Sleeping Fist

睡拳怪招 | The Roaring Kung Fu Fighter
 •  ,  •   • Dir.

Reviewed by   |  May 27, 2015

Policeman Chin (Leung Kar-Yan) is well-beaten by thugs one day in a fight that sees him hopelessly defeated. Coming to his rescue is a young lad who couples his abilities with a cocky self-assurance and who manages to take the injured man back to his master. While recovering from his wounds, Chin meets the eccentric master who trains his eager young student in a seemingly cruel fashion. When the youngster is himself injured one day after a brawl with the local bullies, the master decides to teach both of his students the bizarre kung-fu technique of the ‘Sleeping Fist’ – a style that is almost surreal in display, but very effective. After an arduous course of severe training, the trio set out to avenge the battering that the youngest received. Easily defeating their foes, the threesome find themselves up against a real challenge when an Eagle’s Claw master (Ko) is hired to tear apart the Sleeping Fist.
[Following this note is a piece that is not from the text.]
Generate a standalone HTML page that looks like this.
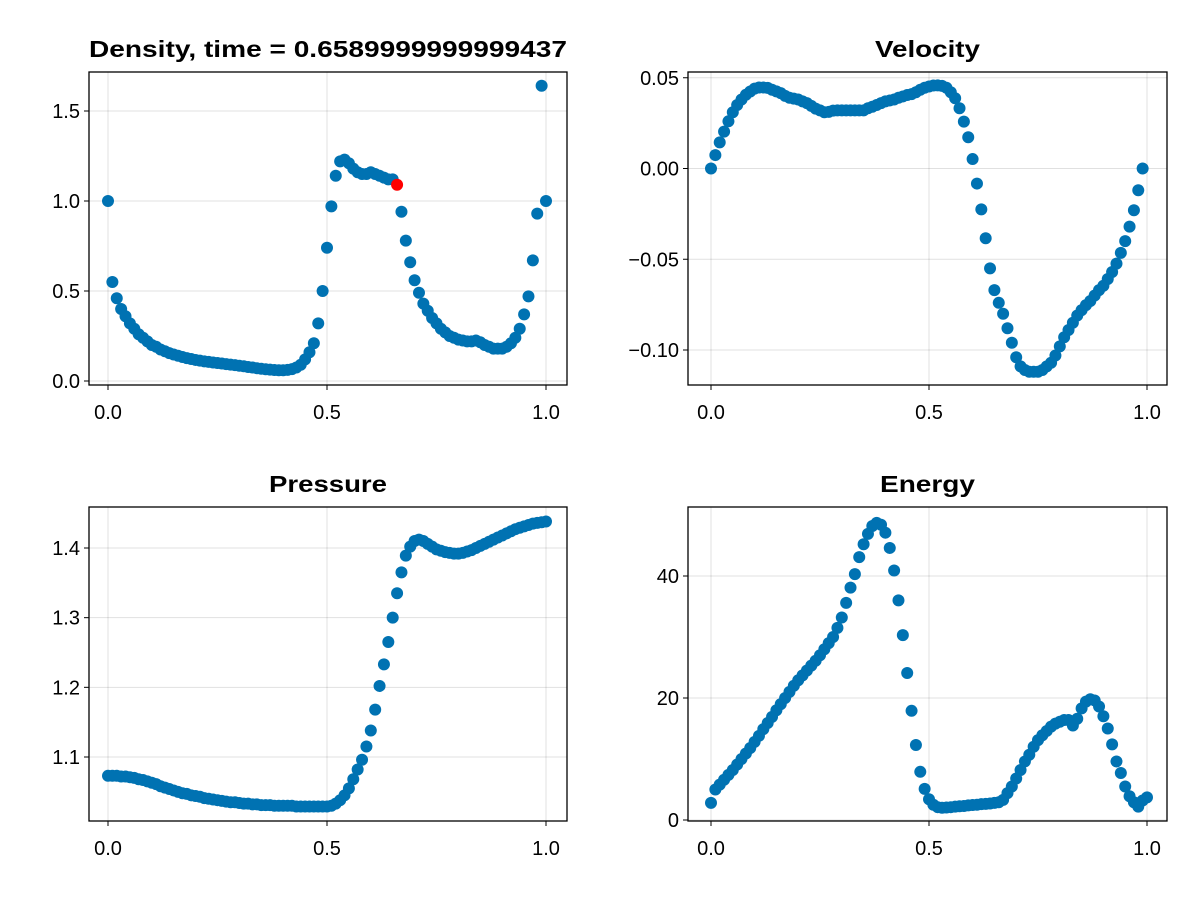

After the runaway success of ‘Drunken Master’, literally scores of exploitations of the same theme were churned out for a quick buck. Every one of these producers used clones of Yuen Siu Tien or, if they were fortunate, the man himself. Unfortunately some have alleged that the deluge of work that hit Yuen after ‘Drunken Master’ contributed to his death a couple of years later. Whether this is true is not something that will be debated, but there was no doubt that many of these exploitations were poor in comparison. ‘Sleeping Fist’ was one of the more watchable ones thanks to leading star Leung Kar-Yan and the highlighting of a very unusual style. Another significant strength is the presence of acrobatic kid Wong Yat Lung who strikes up a pleasing chemistry with his co-star. So much was this in evidence that they were again put together in the superior ‘Thundering Mantis’. Although it is certainly different in some areas, ‘Sleeping Fist’ suffers from a storyline that’s too formulaic; there is no attempt to add any twists or turns in the way that some films have done. Therefore it becomes easy to telegraph what will happen and even when it will happen. ‘Sleeping Fist’ is not brave enough to offer any variations on a very tired theme, but it is consistently rewarding from an action perspective. It is this that recommends this film to ardent genre fans.